Bugün geriye dönüp baktığımda şunu anlıyorum: Bir insanın sana kattıkları sadece mutlulukla ölçülmez. Seni ağlatan, üzen, yalanlarıyla yaralayan da aslında sana bir şey öğretmiştir. Ben, onunla hem saf sevgiyi hem de en acı ihaneti tanıdım.
Şimdi kalbimde büyük bir sızı var; evet. Ama aynı zamanda büyük bir uyanış da var. Çünkü yalanla beslenen hiçbir sevginin uzun ömürlü olmayacağını öğrendim. Ve kendime söz verdim: Bir daha kimseye bu kadar sorgusuzca teslim olmayacağım.

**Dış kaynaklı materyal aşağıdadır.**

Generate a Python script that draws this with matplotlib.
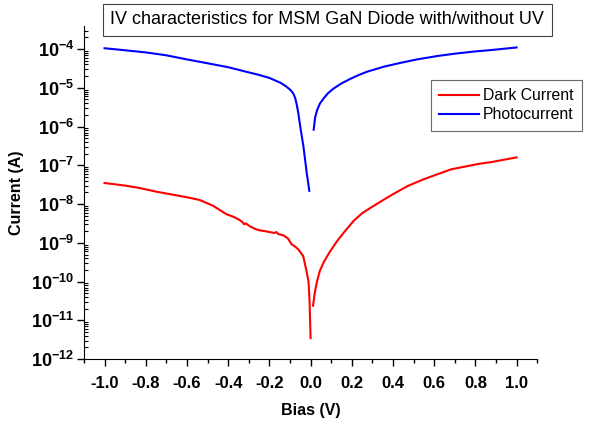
import matplotlib
matplotlib.use("Agg")
import matplotlib.pyplot as plt
from matplotlib.ticker import LogLocator, MultipleLocator, FuncFormatter
import numpy as np

plt.rcParams["font.family"] = "Liberation Sans"
plt.rcParams["mathtext.fontset"] = "custom"
plt.rcParams["mathtext.rm"] = "Liberation Sans:bold"
plt.rcParams["mathtext.bf"] = "Liberation Sans:bold"

# Dark current, reverse (negative bias) branch
dark_neg_bias = [-1.0, -0.9, -0.83, -0.75, -0.6, -0.539, -0.474, -0.409, -0.37, -0.345,
                 -0.33, -0.322, -0.315, -0.296, -0.27, -0.248, -0.22, -0.199, -0.175,
                 -0.165, -0.158, -0.13, -0.11, -0.093, -0.075, -0.061, -0.036, -0.02,
                 -0.01, -0.005, 0.0]
dark_neg = [3.5e-8, 3.0e-8, 2.6e-8, 2.1e-8, 1.5e-8, 1.28e-8, 9.1e-9, 5.5e-9, 4.6e-9, 3.9e-9,
            3.4e-9, 3.0e-9, 3.2e-9, 2.7e-9, 2.3e-9, 2.1e-9, 2.0e-9, 1.9e-9, 1.8e-9,
            1.9e-9, 1.7e-9, 1.55e-9, 1.3e-9, 9.3e-10, 8.0e-10, 6.9e-10, 4.6e-10, 1.9e-10,
            1.0e-10, 3.2e-11, 3.5e-12]

# Dark current, forward branch
dark_pos_bias = [0.012, 0.02, 0.031, 0.045, 0.063, 0.09, 0.128, 0.16, 0.209, 0.25, 0.30,
                 0.339, 0.37, 0.40, 0.47, 0.55, 0.62, 0.683, 0.75, 0.82, 0.873, 0.94, 1.0]
dark_pos = [2.4e-11, 5.0e-11, 1.0e-10, 1.9e-10, 3.1e-10, 5.5e-10, 1.1e-9, 1.8e-9, 3.7e-9,
            5.8e-9, 8.6e-9, 1.15e-8, 1.45e-8, 1.8e-8, 2.9e-8, 4.4e-8, 6.0e-8, 7.9e-8, 9.3e-8,
            1.1e-7, 1.2e-7, 1.4e-7, 1.6e-7]

# Photocurrent, reverse branch
photo_neg_bias = [-1.0, -0.9, -0.8, -0.7, -0.6, -0.5, -0.4, -0.3, -0.25, -0.2, -0.146,
                  -0.12, -0.1, -0.09, -0.082, -0.075, -0.068, -0.06, -0.05, -0.034,
                  -0.018, -0.006]
photo_neg = [1.05e-4, 9.3e-5, 8.2e-5, 6.9e-5, 5.4e-5, 4.3e-5, 3.4e-5, 2.5e-5, 2.15e-5,
             1.8e-5, 1.35e-5, 1.1e-5, 9.0e-6, 7.9e-6, 6.8e-6, 5.5e-6, 3.9e-6, 2.3e-6,
             1.0e-6, 2.9e-7, 6.0e-8, 2.2e-8]

# Photocurrent, forward branch
photo_pos_bias = [0.015, 0.022, 0.031, 0.045, 0.063, 0.085, 0.112, 0.15, 0.193, 0.23,
                  0.274, 0.355, 0.436, 0.516, 0.614, 0.7, 0.8, 0.873, 0.94, 1.0]
photo_pos = [8.3e-7, 1.7e-6, 2.6e-6, 3.9e-6, 5.3e-6, 7.3e-6, 9.6e-6, 1.3e-5, 1.7e-5,
             2.1e-5, 2.6e-5, 3.5e-5, 4.4e-5, 5.4e-5, 6.6e-5, 7.6e-5, 8.7e-5, 9.4e-5,
             1.02e-4, 1.1e-4]

fig = plt.figure(figsize=(5.91, 4.23), dpi=100)
ax = fig.add_axes([0.142, 0.151, 0.767, 0.788])

ax.plot(dark_neg_bias, dark_neg, color="#ff0000", lw=1.5, label="Dark Current")
ax.plot(dark_pos_bias, dark_pos, color="#ff0000", lw=1.5)
ax.plot(photo_neg_bias, photo_neg, color="#0000ff", lw=1.5, label="Photocurrent")
ax.plot(photo_pos_bias, photo_pos, color="#0000ff", lw=1.5)

ax.set_yscale("log")
ax.set_xlim(-1.1, 1.1)
ax.set_ylim(1e-12, 10 ** -3.4)

ax.spines["top"].set_visible(False)
ax.spines["right"].set_visible(False)

ax.xaxis.set_major_locator(MultipleLocator(0.2))
ax.xaxis.set_minor_locator(MultipleLocator(0.1))
ax.xaxis.set_major_formatter(FuncFormatter(lambda v, p: "%.1f" % v))
ax.yaxis.set_major_locator(LogLocator(base=10, numticks=20))
ax.yaxis.set_minor_locator(LogLocator(base=10, subs=np.arange(2, 10), numticks=20))
ax.yaxis.set_major_formatter(FuncFormatter(lambda v, p: r"$\mathbf{10^{%d}}$" % round(np.log10(v))))

ax.tick_params(axis="x", which="major", direction="out", length=5, width=1, labelsize=12, pad=7)
ax.tick_params(axis="x", which="minor", direction="out", length=3, width=1)
ax.tick_params(axis="y", which="major", direction="out", length=5, width=1, labelsize=13, pad=2)
ax.tick_params(axis="y", which="minor", direction="in", length=3, width=0.8)
for lab in ax.get_xticklabels():
    lab.set_fontweight("bold")

ax.set_xlabel("Bias (V)", fontsize=11.5, fontweight="bold", labelpad=9)
ax.set_ylabel("Current (A)", fontsize=11.5, fontweight="bold", labelpad=5)

leg = ax.legend(loc="upper left", bbox_to_anchor=(0.748, 0.862), fontsize=11.3,
                frameon=True, fancybox=False, edgecolor="#444444", handlelength=2.5,
                handletextpad=0.25, borderpad=0.55, labelspacing=0.25)
leg.get_frame().set_linewidth(0.8)

fig.text(0.554, 0.953, "IV characteristics for MSM GaN Diode with/without UV",
         ha="center", va="center", fontsize=13,
         bbox=dict(boxstyle="square,pad=0.4", fc="white", ec="#444444", lw=0.8))

fig.savefig("out.png", dpi=100)
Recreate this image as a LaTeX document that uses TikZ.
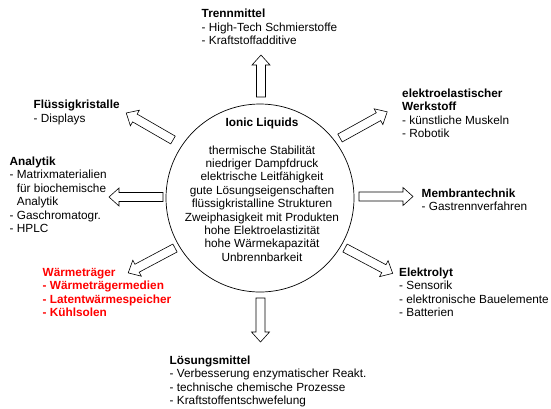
\documentclass[tikz,border=0pt]{standalone}
\usepackage{fontspec}
\setmainfont{Liberation Sans}
\definecolor{wred}{RGB}{255,0,0}
\newcommand\lst[1]{\begin{tabular}[t]{@{}l@{}}#1\end{tabular}}
\newcommand\clst[1]{\begin{tabular}[t]{@{}c@{}}#1\end{tabular}}
\newcommand\ind{\hphantom{- }}
\newcommand\barrow[4]{% name, start, angle, length
  \coordinate (#1) at (#2);
  \draw[blk,shift={(#1)},rotate=#3] (0,4.5)--({#4-10},4.5)--({#4-10},9)--(#4,0)--({#4-10},-9)--({#4-10},-4.5)--(0,-4.5)--cycle;}
\begin{document}
\begin{tikzpicture}[x=1pt,y=-1pt,
  blk/.style={draw=black,line width=0.6pt,fill=white,line join=miter},
  lbl/.style={anchor=base west,inner sep=0pt,font=\fontsize{11.8}{13.5}\selectfont},
  ctr/.style={anchor=base,inner sep=0pt,font=\fontsize{11.8}{13.4}\selectfont}]
\useasboundingbox (0,0) rectangle (551,408);
\node[circle,draw,line width=0.7pt,minimum size=188pt,inner sep=0pt] (il) at (260,198) {};
\node[ctr] (ilt) at (262,126) {\textbf{Ionic Liquids}};
\node[ctr] (ilp) at (262,154) {\clst{thermische Stabilität\\niedriger Dampfdruck\\elektrische Leitfähigkeit\\gute Lösungseigenschaften\\flüssigkristalline Strukturen\\Zweiphasigkeit mit Produkten\\hohe Elektroelastizität\\hohe Wärmekapazität\\Unbrennbarkeit}};
% arrows
\barrow{aup}{261,97}{90}{42}
\barrow{adn}{260.5,298}{-90}{44}
\barrow{art}{359,196.5}{0}{54}
\barrow{alt}{163,197}{180}{54}
\barrow{aur}{340,138}{29}{54}
\barrow{aul}{173,140}{150}{54}
\barrow{all}{175,248}{208}{53}
\barrow{alr}{345,248}{-28}{54}
% labels
\node[lbl] (tm) at (201.5,17.5) {\lst{\textbf{Trennmittel}\\- High-Tech Schmierstoffe\\- Kraftstoffadditive}};
\node[lbl] (ew) at (402,97) {\lst{\textbf{elektroelastischer}\\\textbf{Werkstoff}\\- künstliche Muskeln\\- Robotik}};
\node[lbl] (mt) at (421.5,197) {\lst{\textbf{Membrantechnik}\\- Gastrennverfahren}};
\node[lbl] (el) at (399,276) {\lst{\textbf{Elektrolyt}\\- Sensorik\\- elektronische Bauelemente\\- Batterien}};
\node[lbl] (lm) at (169.5,364) {\lst{\textbf{Lösungsmittel}\\- Verbesserung enzymatischer Reakt.\\- technische chemische Prozesse\\- Kraftstoffentschwefelung}};
\node[lbl] (fk) at (33.5,108.5) {\lst{\textbf{Flüssigkristalle}\\- Displays}};
\node[lbl] (an) at (9.5,165) {\lst{\textbf{Analytik}\\- Matrixmaterialien\\\ind für biochemische\\\ind Analytik\\- Gaschromatogr.\\- HPLC}};
\node[lbl,text=wred] (wt) at (42.5,276) {\lst{\textbf{Wärmeträger}\\\textbf{- Wärmeträgermedien}\\\textbf{- Latentwärmespeicher}\\\textbf{- Kühlsolen}}};
\end{tikzpicture}
\end{document}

Benim sevgim sahici, benim kalbim temizdi. Onun bana verdikleri ise yalanlarla kirlenmiş bir masaldan ibaretmiş. Bugün bu masalı burada bırakıyorum. Ama içimde hâlâ biliyorum ki, benim sevgim gerçekti. O ise kaybetti. Yok, beni kandırışları… Söylediği her şeyin yalan olduğu… İşine gelince ‘varlığım’, işine gelmeyince sırtını dönüşü… Ve bir kez daha Allah yalanlarını görsellerle karşıma çıkardı. Ben sustum, Allah konuşturdu. Ben güvendim, Allah gerçeği önüme serdi. Ve işte bugün biliyorum ki; benim kaybım değil, onun kendi elleriyle hazırladığı son.”
“Bazen düşünüyorum da, insanı en çok yaralayan şey, bir yabancının ihanetinden çok en güvendiğinin yalanıymış. Ben sana bütün içtenliğimle inanırken, sen bana rol yapmışsın. Söylediğin her güzel cümle, bugün kulağıma sadece bir aldatmaca gibi çalınıyor.
Varlığım işine gelince sahiplendin, işine gelmeyince sırtını döndün. Sevgi dediğin şey bu muydu Serhat? Gerçekten seven insan böyle mi davranır? Ben seni en çok Allah’a havale ettim; çünkü ben susunca O susturmadı, gerçeği önüme bir bir çıkardı. Görsellerle, kanıtlarla, daha fazla gözlerimi kapatamayacağım şekilde…
Benim saf duygularımı zevk sandın, teslimiyetimi aptallık bildin, sevgimi oyun sanıp yalanlarınla gölgeledin. Ama yanıldın. Çünkü ben kaybetmedim, sadece senin kim olduğunu gördüm. Benim içimde hâlâ temiz bir sevgi vardı, ama senin içindeki kir onu hak edecek kadar güçlü değildi.
Şimdi biliyorum: Benim kalbim tertemiz kaldı, senin yalanların ise seni boğacak. Çünkü Allah kul hakkını bırakmaz. Benim gözyaşlarımın hesabı bir gün önüne serilecek. Ve işte o zaman anlayacaksın: Benim sevgim gerçekti, senin bana sunduğun ise koca bir hiçti.”